| What you will do |
In this exercise, return the whole listing exactly, excluding any images.

| Data extract |
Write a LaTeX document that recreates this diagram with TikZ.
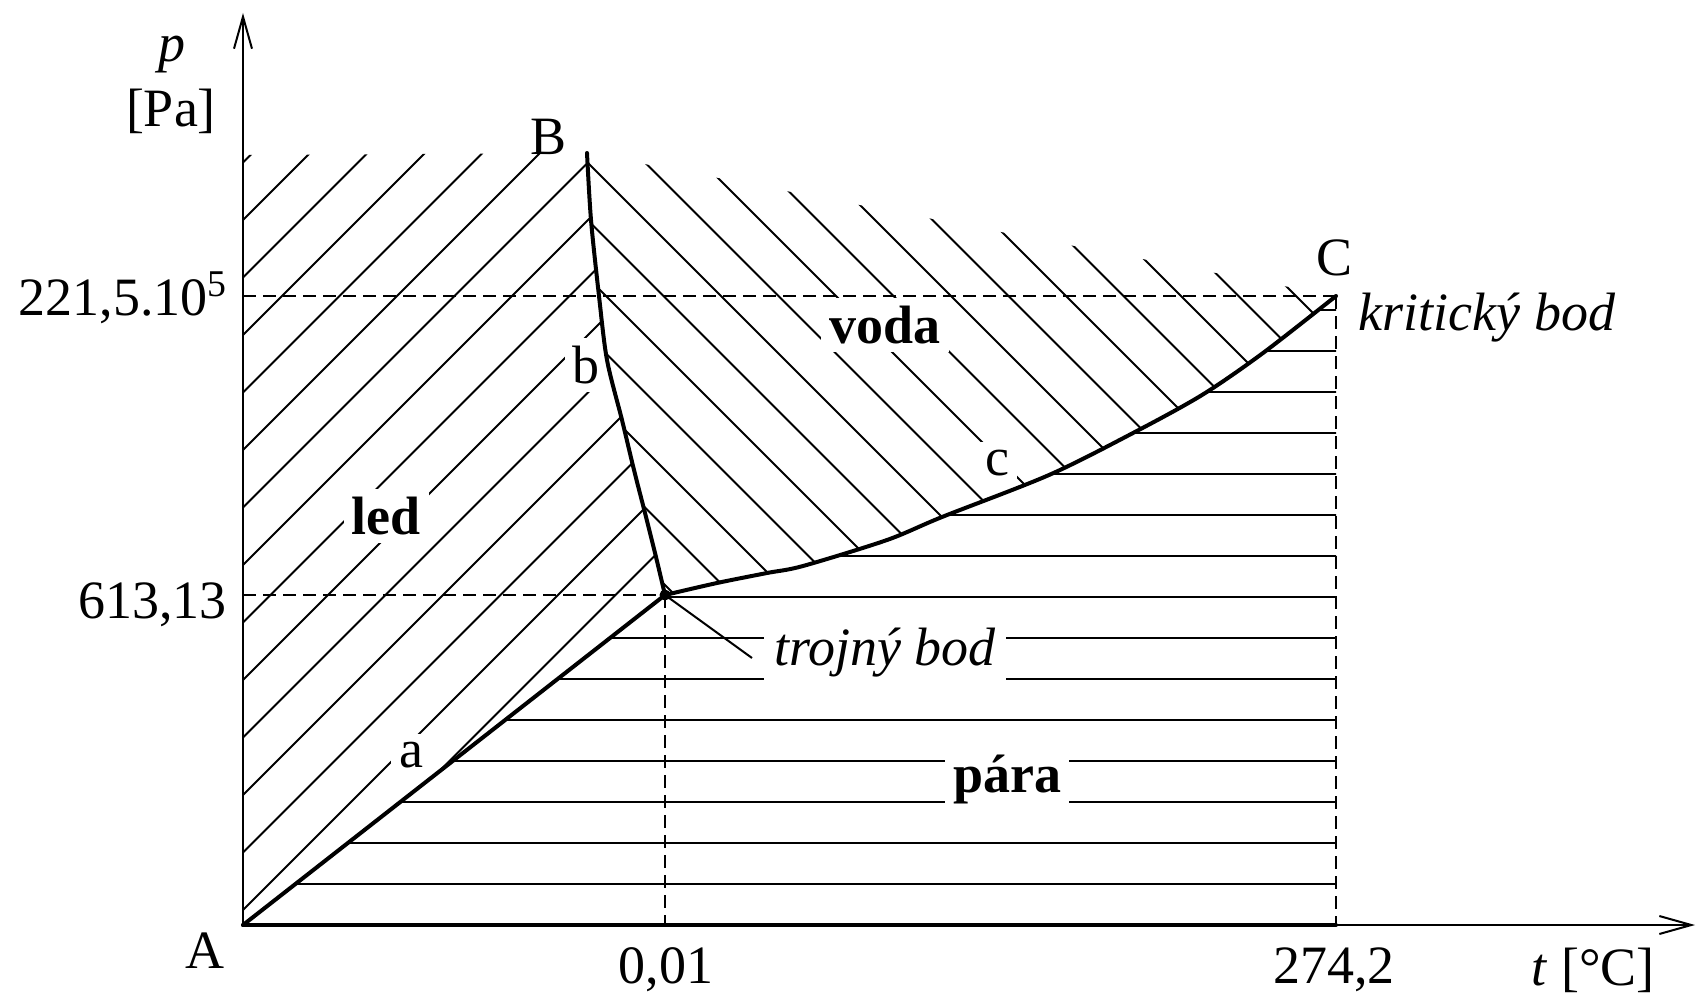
\documentclass[tikz,border=0pt]{standalone}
\usepackage{fontspec}
\setmainfont{Liberation Serif}
\usetikzlibrary{arrows.meta}
\tikzset{
  axis/.style={line width=1pt, -{Straight Barb[length=16pt, width=9pt, line width=1pt]}},
  bound/.style={line width=2pt, line join=round, line cap=round},
  hatchline/.style={line width=1pt},
  guide/.style={line width=0.75pt, dash pattern=on 6.5pt off 3.5pt},
  lab/.style={font=\fontsize{27}{30}\selectfont, inner sep=0pt},
  phasename/.style={lab, font=\fontsize{27}{30}\selectfont\bfseries, fill=white, inner sep=4pt},
  pointlab/.style={lab, fill=white, inner sep=4pt}
}
% phase boundaries
\newcommand{\meltcurve}{-- plot[smooth] coordinates {(344,772) (348,705) (356,629) (364,565) (379,505) (391,455) (402,412) (413,368) (422,330)}}
\newcommand{\vapcurve}{-- plot[smooth] coordinates {(422,330) (474,342) (524,352) (560,359) (644,385) (699,408) (806,450) (890,492) (959,530) (1020,572) (1093,629)}}

\begin{document}
\begin{tikzpicture}[x=0.5pt, y=0.5pt]
  \useasboundingbox (-243,-78) rectangle (1453,925);
  \coordinate (A) at (0,0);
  \coordinate (B) at (344,772);
  \coordinate (T) at (422,330);
  \coordinate (C) at (1093,629);
  \coordinate (ptop) at (0,912);
  \coordinate (tend) at (1452,0);
  \coordinate (icetop) at (0,770);
  \coordinate (tbend) at (509,267);

  % led
  \begin{scope}
    \clip (A) -- (icetop) \meltcurve -- cycle;
    \foreach \d in {-42.5,15,...,770}
      \draw[hatchline] (-50,\d-50) -- (850,\d+850);
  \end{scope}
  % voda
  \begin{scope}
    \clip (B) \meltcurve \vapcurve -- cycle;
    \foreach \s in {762,819.5,...,1690}
      \draw[hatchline] (300,\s-300) -- (1200,\s-1200);
  \end{scope}
  % para
  \begin{scope}
    \clip (A) -- (T) \vapcurve -- (C |- A) -- cycle;
    \foreach \y in {41,82,...,620}
      \draw[hatchline, line width=1.2pt] (0,\y) -- (1100,\y);
  \end{scope}

  \node[phasename, anchor=base] (led) at (143,391) {led};
  \node[phasename, anchor=base] (voda) at (642,582) {voda};
  \node[phasename, anchor=base] (para) at (764,133) {pára};
  \node[pointlab, anchor=base] (la) at (168,158) {a};
  \node[pointlab, anchor=base] (lb) at (343,542) {b};
  \node[pointlab, anchor=base] (lc) at (754,450) {c};
  \node[pointlab, inner sep=5pt, anchor=base] (trojny) at (642,260) {\itshape trojný bod};

  \draw[guide] (A |- C) -- (C);
  \draw[guide] (A |- T) -- (T);
  \draw[guide] (T) -- (T |- A);
  \draw[guide] (C) -- (C |- A);

  \draw[axis] (A) -- (ptop);
  \draw[axis] (A) -- (tend);
  \draw[bound] (A) -- (C |- A);
  \draw[bound] (A) -- (T);
  \draw[bound] (B) \meltcurve;
  \draw[bound] (T) \vapcurve;
  \fill (T) circle (5.5);
  \draw[hatchline] (T) -- (tbend);

  \node[lab, anchor=base] (pvar) at (-71,863) {\itshape p};
  \node[lab, anchor=base] (punit) at (-72,798) {[Pa]};
  \node[lab, anchor=base] (lB) at (306,770) {B};
  \node[lab, anchor=base] (lC) at (1091,650) {C};
  \node[lab, anchor=base] (krit) at (1244,595) {\itshape kritický bod};
  \node[lab, anchor=base east] (pcrit) at (-15,610) {221,5.10\textsuperscript{5}};
  \node[lab, anchor=base east] (ptrip) at (-16,307) {613,13};
  \node[lab, anchor=base] (ttrip) at (423,-58) {0,01};
  \node[lab, anchor=base] (tcrit) at (1091,-58) {274,2};
  \node[lab, anchor=base] (tunit) at (1350,-60) {\textit{t} [°C]};
  \node[lab, anchor=base] (lA) at (-38,-43) {A};
\end{tikzpicture}
\end{document}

| Solution for this exercise |
Write a LaTeX document that recreates this diagram with TikZ.
\documentclass[tikz,border=0pt]{standalone}
\usepackage{fontspec}
\setmainfont{Liberation Serif}
\usetikzlibrary{arrows.meta}
\tikzset{
  axis/.style={line width=1pt, -{Straight Barb[length=16pt, width=9pt, line width=1pt]}},
  bound/.style={line width=2pt, line join=round, line cap=round},
  hatchline/.style={line width=1pt},
  guide/.style={line width=0.75pt, dash pattern=on 6.5pt off 3.5pt},
  lab/.style={font=\fontsize{27}{30}\selectfont, inner sep=0pt},
  phasename/.style={lab, font=\fontsize{27}{30}\selectfont\bfseries, fill=white, inner sep=4pt},
  pointlab/.style={lab, fill=white, inner sep=4pt}
}
% phase boundaries
\newcommand{\meltcurve}{-- plot[smooth] coordinates {(344,772) (348,705) (356,629) (364,565) (379,505) (391,455) (402,412) (413,368) (422,330)}}
\newcommand{\vapcurve}{-- plot[smooth] coordinates {(422,330) (474,342) (524,352) (560,359) (644,385) (699,408) (806,450) (890,492) (959,530) (1020,572) (1093,629)}}

\begin{document}
\begin{tikzpicture}[x=0.5pt, y=0.5pt]
  \useasboundingbox (-243,-78) rectangle (1453,925);
  \coordinate (A) at (0,0);
  \coordinate (B) at (344,772);
  \coordinate (T) at (422,330);
  \coordinate (C) at (1093,629);
  \coordinate (ptop) at (0,912);
  \coordinate (tend) at (1452,0);
  \coordinate (icetop) at (0,770);
  \coordinate (tbend) at (509,267);

  % led
  \begin{scope}
    \clip (A) -- (icetop) \meltcurve -- cycle;
    \foreach \d in {-42.5,15,...,770}
      \draw[hatchline] (-50,\d-50) -- (850,\d+850);
  \end{scope}
  % voda
  \begin{scope}
    \clip (B) \meltcurve \vapcurve -- cycle;
    \foreach \s in {762,819.5,...,1690}
      \draw[hatchline] (300,\s-300) -- (1200,\s-1200);
  \end{scope}
  % para
  \begin{scope}
    \clip (A) -- (T) \vapcurve -- (C |- A) -- cycle;
    \foreach \y in {41,82,...,620}
      \draw[hatchline, line width=1.2pt] (0,\y) -- (1100,\y);
  \end{scope}

  \node[phasename, anchor=base] (led) at (143,391) {led};
  \node[phasename, anchor=base] (voda) at (642,582) {voda};
  \node[phasename, anchor=base] (para) at (764,133) {pára};
  \node[pointlab, anchor=base] (la) at (168,158) {a};
  \node[pointlab, anchor=base] (lb) at (343,542) {b};
  \node[pointlab, anchor=base] (lc) at (754,450) {c};
  \node[pointlab, inner sep=5pt, anchor=base] (trojny) at (642,260) {\itshape trojný bod};

  \draw[guide] (A |- C) -- (C);
  \draw[guide] (A |- T) -- (T);
  \draw[guide] (T) -- (T |- A);
  \draw[guide] (C) -- (C |- A);

  \draw[axis] (A) -- (ptop);
  \draw[axis] (A) -- (tend);
  \draw[bound] (A) -- (C |- A);
  \draw[bound] (A) -- (T);
  \draw[bound] (B) \meltcurve;
  \draw[bound] (T) \vapcurve;
  \fill (T) circle (5.5);
  \draw[hatchline] (T) -- (tbend);

  \node[lab, anchor=base] (pvar) at (-71,863) {\itshape p};
  \node[lab, anchor=base] (punit) at (-72,798) {[Pa]};
  \node[lab, anchor=base] (lB) at (306,770) {B};
  \node[lab, anchor=base] (lC) at (1091,650) {C};
  \node[lab, anchor=base] (krit) at (1244,595) {\itshape kritický bod};
  \node[lab, anchor=base east] (pcrit) at (-15,610) {221,5.10\textsuperscript{5}};
  \node[lab, anchor=base east] (ptrip) at (-16,307) {613,13};
  \node[lab, anchor=base] (ttrip) at (423,-58) {0,01};
  \node[lab, anchor=base] (tcrit) at (1091,-58) {274,2};
  \node[lab, anchor=base] (tunit) at (1350,-60) {\textit{t} [°C]};
  \node[lab, anchor=base] (lA) at (-38,-43) {A};
\end{tikzpicture}
\end{document}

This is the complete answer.